Broadcom, C-Cube Join Effort To Provide Full STB Solutions -- Driven By Convergence Of Video, Broadband Bruce Gain 01/29/2001 Electronic Buyers' News Copyright 2001 CMP Publications Inc. The convergence of interactive video and broadband communications was underscored last week when communications giant Broadcom Corp. and video-IC pioneer C-Cube Microsystems Inc. disclosed separate plans to extend beyond their core businesses to deliver set-top-box (STB) solutions. Looking to design chips and peripherals for next-generation STBs with features like video-on-demand and interactive-television services, the companies are part of a trend toward the cross-pollination of video processing and communications.
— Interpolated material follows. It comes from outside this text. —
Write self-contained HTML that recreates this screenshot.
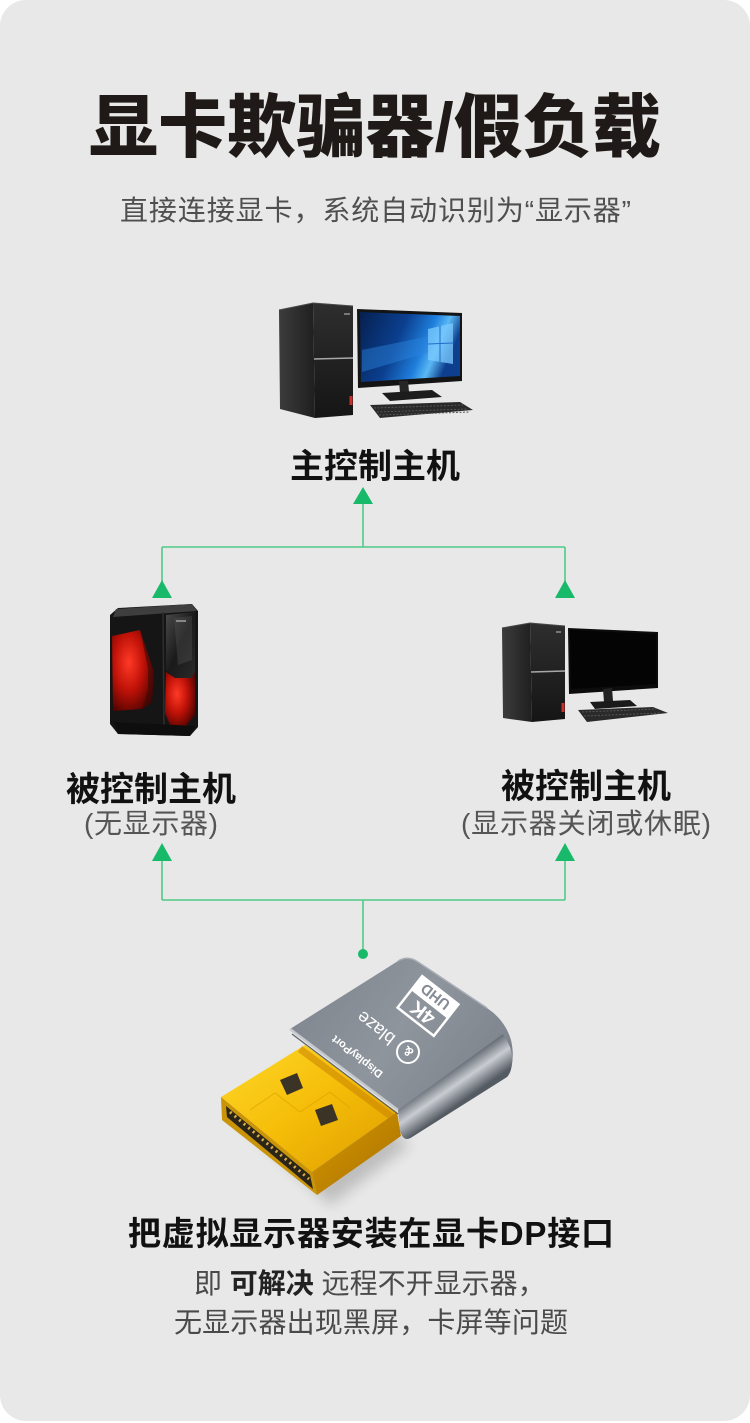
<!DOCTYPE html>
<html><head><meta charset="utf-8">
<style>
html,body{margin:0;padding:0;background:#fff;}
body{width:750px;height:1423px;overflow:hidden;}
svg{display:block;}
text{font-family:"Liberation Sans","Noto Sans CJK SC",sans-serif;}
</style></head><body>
<svg width="750" height="1423" viewBox="0 0 750 1423" xmlns="http://www.w3.org/2000/svg">
<defs>
  <linearGradient id="tfront" x1="0" y1="0" x2="0" y2="1">
    <stop offset="0" stop-color="#2e2e2e"/><stop offset="1" stop-color="#151515"/>
  </linearGradient>
  <linearGradient id="tside" x1="0" y1="0" x2="1" y2="0">
    <stop offset="0" stop-color="#3c3c3c"/><stop offset="1" stop-color="#1f1f1f"/>
  </linearGradient>
  <linearGradient id="win" x1="0" y1="0" x2="1" y2="0.3">
    <stop offset="0" stop-color="#06204f"/><stop offset="0.45" stop-color="#0b3f8f"/>
    <stop offset="0.72" stop-color="#1f7fdc"/><stop offset="0.85" stop-color="#5ab8f5"/>
    <stop offset="1" stop-color="#0d3f8e"/>
  </linearGradient>
  <radialGradient id="red" cx="0.4" cy="0.4" r="0.7">
    <stop offset="0" stop-color="#ff3a26"/><stop offset="0.5" stop-color="#c01208"/>
    <stop offset="1" stop-color="#4a0200"/>
  </radialGradient>
  <linearGradient id="gloss" x1="0" y1="0" x2="1" y2="1">
    <stop offset="0" stop-color="#4a4a4a"/><stop offset="0.5" stop-color="#1a1a1a"/>
    <stop offset="1" stop-color="#2a2a2a"/>
  </linearGradient>
  <linearGradient id="gold" x1="0" y1="0" x2="1" y2="1">
    <stop offset="0" stop-color="#ffd82a"/><stop offset="0.5" stop-color="#f5bd08"/>
    <stop offset="1" stop-color="#dc9c00"/>
  </linearGradient>
  <linearGradient id="goldside" x1="0" y1="0" x2="1" y2="1">
    <stop offset="0" stop-color="#d69a00"/><stop offset="1" stop-color="#a86e00"/>
  </linearGradient>
  <linearGradient id="mtop" x1="290" y1="960" x2="500" y2="1110" gradientUnits="userSpaceOnUse">
    <stop offset="0" stop-color="#7d838c"/><stop offset="0.5" stop-color="#8f959d"/>
    <stop offset="1" stop-color="#7a8089"/>
  </linearGradient>
  <linearGradient id="mside" x1="448" y1="1073" x2="466" y2="1099" gradientUnits="userSpaceOnUse">
    <stop offset="0" stop-color="#6a7079"/><stop offset="0.45" stop-color="#c9cdd2"/>
    <stop offset="1" stop-color="#555b63"/>
  </linearGradient>
  <filter id="blur" x="-20%" y="-20%" width="140%" height="140%"><feGaussianBlur stdDeviation="7"/></filter>
</defs>

<rect x="0" y="0" width="750" height="1421" rx="26" ry="26" fill="#e8e8e8"/>

<!-- Title -->
<text x="89" y="151" font-size="69" font-weight="900" fill="#1f1a17" textLength="572">显卡欺骗器/假负载</text>
<text x="120" y="220" font-size="28" fill="#4f4f4f" textLength="511">直接连接显卡，系统自动识别为“显示器”</text>

<!-- Top computer -->
<polygon points="279,310 313,303 315,418 280,409" fill="url(#tside)"/>
<polygon points="313,303 353,306 353,415 315,418" fill="url(#tfront)"/>
<polyline points="279,310 313,303 353,306" fill="none" stroke="#4a4a4a" stroke-width="1"/>
<line x1="314" y1="359" x2="353" y2="358" stroke="#a8a8a8" stroke-width="1.5"/>
<rect x="344" y="313" width="6" height="2" fill="#777"/>
<rect x="349.5" y="396" width="3" height="9" fill="#c8302a"/>
<polygon points="357,309 462,313 462,381 358,388" fill="#141414"/>
<polygon points="360,312 460,316 460,376 361,382" fill="url(#win)"/>
<polygon points="362,350 430,336 430,352 362,372" fill="#2d86dd" opacity="0.45"/>
<polygon points="428,329 453,323 453,364 428,360" fill="#7ccbff" opacity="0.75"/>
<line x1="440" y1="326" x2="440" y2="362" stroke="#1e6ecb" stroke-width="1"/>
<line x1="428" y1="344" x2="453" y2="343" stroke="#1e6ecb" stroke-width="1"/>
<polygon points="399,381 408,381 409,392 400,393" fill="#262626"/>
<polygon points="382,393 432,390 442,397 390,401" fill="#1c1c1c"/>
<polygon points="370,405 460,402 473,410 380,418" fill="#2a2a2a"/>
<line x1="374" y1="408" x2="463" y2="405" stroke="#555" stroke-width="1" stroke-dasharray="2,1.5"/>
<line x1="377" y1="412" x2="467" y2="409" stroke="#555" stroke-width="1" stroke-dasharray="2,1.5"/>
<line x1="379" y1="415" x2="470" y2="412" stroke="#555" stroke-width="1" stroke-dasharray="2,1.5"/>

<text x="290" y="478" font-size="34" font-weight="700" fill="#111" textLength="170">主控制主机</text>

<!-- Connectors top -->
<g stroke="#4fc986" stroke-width="1.6" fill="none">
  <line x1="363" y1="503" x2="363" y2="547"/>
  <line x1="162" y1="547" x2="565" y2="547"/>
  <line x1="162" y1="547" x2="162" y2="584"/>
  <line x1="565" y1="547" x2="565" y2="584"/>
</g>
<g fill="#19b96a">
  <polygon points="363,487 353,504 373,504"/>
  <polygon points="162,580 152,598 172,598"/>
  <polygon points="565,580 555,598 575,598"/>
</g>

<!-- Left gaming tower -->
<polygon points="110,615 118,608 192,604 198,611 198,727 190,736 118,734 110,724" fill="#151515"/>
<polygon points="116,609 192,604 197,611 113,617" fill="#3e3e3e"/>
<line x1="163" y1="612" x2="164" y2="730" stroke="#2e2e2e" stroke-width="1.5"/>
<polygon points="112,636 140,630 154,672 152,702 142,709 113,711" fill="url(#red)"/>
<polygon points="140,630 154,672 152,702 142,709 148,690 148,668" fill="#3a0a06" opacity="0.6"/>
<polygon points="166,615 195,612 195,672 192,678 175,678 166,670" fill="url(#gloss)"/>
<polygon points="174,618 192,616 192,660 178,665" fill="#5a5a5a" opacity="0.35"/>
<rect x="176" y="620" width="10" height="2" fill="#888"/>
<polygon points="166,672 175,678 192,678 195,672 195,715 185,727 170,725 165,713" fill="url(#red)"/>
<polygon points="114,722 195,726 190,736 118,734" fill="#0e0e0e"/>

<text x="66" y="801" font-size="34" font-weight="700" fill="#111" textLength="170">被控制主机</text>
<text x="84" y="833" font-size="28" fill="#555" textLength="134">(无显示器)</text>

<!-- Right computer -->
<polygon points="502,628 530,623 532,722 503,718" fill="url(#tside)"/>
<polygon points="530,623 565,626 565,719 532,722" fill="url(#tfront)"/>
<polyline points="502,628 530,623 565,626" fill="none" stroke="#4a4a4a" stroke-width="1"/>
<line x1="531" y1="672" x2="565" y2="671" stroke="#a8a8a8" stroke-width="1.5"/>
<rect x="556" y="631" width="5" height="2" fill="#777"/>
<rect x="561.5" y="703" width="3" height="9" fill="#c8302a"/>
<polygon points="568,628 658,632 658,688 569,694" fill="#0c0c0c"/>
<polygon points="570,630 656,634 656,684 571,689" fill="#040404"/>
<polygon points="603,689 612,688 613,701 604,702" fill="#222"/>
<polygon points="590,702 630,700 637,706 595,709" fill="#1a1a1a"/>
<polygon points="578,710 653,707 668,713 587,722" fill="#2a2a2a"/>
<line x1="582" y1="712" x2="656" y2="709" stroke="#555" stroke-width="1" stroke-dasharray="2,1.5"/>
<line x1="584" y1="716" x2="661" y2="713" stroke="#555" stroke-width="1" stroke-dasharray="2,1.5"/>

<text x="501" y="798" font-size="34" font-weight="700" fill="#111" textLength="170">被控制主机</text>
<text x="461" y="833" font-size="28" fill="#555" textLength="250">(显示器关闭或休眠)</text>

<!-- Connectors bottom -->
<g stroke="#4fc986" stroke-width="1.6" fill="none">
  <line x1="162" y1="858" x2="162" y2="900"/>
  <line x1="565" y1="858" x2="565" y2="900"/>
  <line x1="162" y1="900" x2="565" y2="900"/>
  <line x1="363" y1="900" x2="363" y2="954"/>
</g>
<g fill="#19b96a">
  <polygon points="162,843 152,861 172,861"/>
  <polygon points="565,843 555,861 575,861"/>
  <circle cx="363" cy="954" r="5"/>
</g>

<!-- Dongle -->
<path d="M230,1110 L300,1060 L410,1145 L330,1205 Z" fill="#000" opacity="0.18" filter="url(#blur)"/>
<polygon points="221,1097 305,1045 397,1112 312,1172" fill="url(#gold)"/>
<polygon points="312,1172 397,1112 401,1136 317,1195" fill="url(#goldside)"/>
<polygon points="221,1097 312,1172 317,1195 222,1120" fill="#c99408"/>
<polygon points="226,1106 310,1175 313,1189 227,1117" fill="#2b2418"/>
<line x1="230" y1="1112" x2="309" y2="1179" stroke="#d9b043" stroke-width="3" stroke-dasharray="2,4"/>
<line x1="300" y1="1049" x2="392" y2="1117" stroke="#c98300" stroke-width="7" opacity="0.55"/>
<polyline points="250,1110 275,1093 300,1112 330,1092 350,1108" fill="none" stroke="#dca300" stroke-width="1" opacity="0.7"/>
<polygon points="280,1080 297,1073 303,1088 287,1095" fill="#3b3326"/>
<polygon points="315,1110 332,1104 338,1120 321,1126" fill="#3b3326"/>
<path d="M290,1029 L398,961 Q408,955 418,962 L487,1008 Q505,1020 511,1040 Q516,1062 507,1077 L412,1137 Q403,1143 400,1130 L398,1110 Z" fill="url(#mtop)"/>
<path d="M398,1110 L503,1034 Q514,1050 512,1064 Q511,1073 507,1077 L412,1137 Q403,1143 400,1130 Z" fill="url(#mside)"/>
<line x1="290" y1="1029" x2="398" y2="1110" stroke="#c6cacf" stroke-width="2.5"/>
<line x1="292" y1="1034" x2="398" y2="1114" stroke="#5d626a" stroke-width="1.2"/>
<path d="M398,961 Q408,955 418,962 L487,1008" fill="none" stroke="#a9aeb5" stroke-width="1.5"/>
<g transform="translate(428,1006) rotate(-142)">
  <rect x="-23" y="-20" width="46" height="40" fill="none" stroke="#fff" stroke-width="2.5"/>
  <rect x="-23" y="2" width="46" height="18" fill="#fff"/>
  <text x="0" y="-2" font-size="20" font-weight="700" fill="#fff" text-anchor="middle">4K</text>
  <text x="0" y="17" font-size="15" font-weight="700" fill="#868c95" text-anchor="middle">UHD</text>
</g>
<g transform="translate(376,1028) rotate(-142)">
  <text x="0" y="6" font-size="18" fill="#fff" text-anchor="middle">blaze</text>
</g>
<circle cx="408" cy="1052" r="11" fill="none" stroke="#fff" stroke-width="2"/>
<g transform="translate(408,1052) rotate(-142)">
  <text x="0" y="5" font-size="13" font-weight="700" fill="#fff" text-anchor="middle">&amp;</text>
</g>
<g transform="translate(357,1057) rotate(-142)">
  <text x="0" y="4" font-size="11" font-weight="700" fill="#fff" text-anchor="middle">DisplayPort</text>
</g>

<!-- Bottom text -->
<text x="128" y="1245" font-size="33" font-weight="700" fill="#111" textLength="486">把虚拟显示器安装在显卡DP接口</text>
<text x="194" y="1293" font-size="28" fill="#4a4a4a">即 <tspan font-weight="700" fill="#222">可解决</tspan> 远程不开显示器，</text>
<text x="174" y="1332" font-size="28" fill="#4a4a4a" textLength="394">无显示器出现黑屏，卡屏等问题</text>
</svg>
</body></html>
After entering the communications market late last year with a combined cable-modem/codec-chip solution for STBs, C-Cube told EBN recently that it will expand its broadband offering for home networking by entering the DSL market this year. Motorola Inc. has picked a video processor built by Irvine, Calif.-based Broadcom for its next-generation STB, which contains 3D graphics derived from Broadcom's acquisition last year of Stellar Semiconductor. In fact, amid high customer inventories and a slowing PC sector, Broadcom said a combination of its broadband chips and newly acquired video processing technologies will see substantial growth in the STB sector.
"The most significant financial event that'll happen in the [cable-modem and STB] market is really the transition from broadcast-only to interactive," said Henry Nicholas, the company's president and chief executive, in an interview with analysts last week.
Meanwhile, C-Cube, Milpitas, Calif., is looking to enhance its video-processor technologies through its planned entry into DSL via strategic partnerships or acquisition.
"We're just starting to look at DSL," said Patrick Henry, C-Cube's vice president of marketing and corporate development. "With Direct TV and broadcasting local channels over DSL-and then when MPEG-4 comes along-it's more interesting. Digital gateways and home-media servers are going to become more important in the digital home."
Henry said it's crucial for the video processor to offer OEMs a relatively open architecture to accommodate MPEG-2 for one-way broadcasts and intellectual property protocols for interactivity and streaming video.
But is a single-source supply of video ICs that combine front-end broadband connections what OEMs really need? The answer is that an integrated option will help lower prices, but at the expense of other tradeoffs.
"Whether or not the equipment OEMs use these single-source offerings is a double-edged sword," said Alvin Kressler, an analyst at Kaufman Brothers LP, New York. "While integrated products typically offer a lower cost, take up less space, and use less power, they can lock an OEM to a single source of supply, which can reduce bargaining power on pricing longer term and open the OEM up to supply risk."
For Motorola's Semiconductor Products Sector (SPS), which supplies the Blockbuster Inc. set-top box used in Enron Broadband Services' video-on-demand offering, OEMs are more apt to pick and choose parts from various suppliers while evolving their STBs through software modifications.
"There's a number of them looking at extending their product offerings from the video space, the games space, etc. into this market," said Vernon Reed, manager of strategic and customer marketing at SPS' imaging and entertainment solutions division. "What's out there now is only the tip of the iceberg."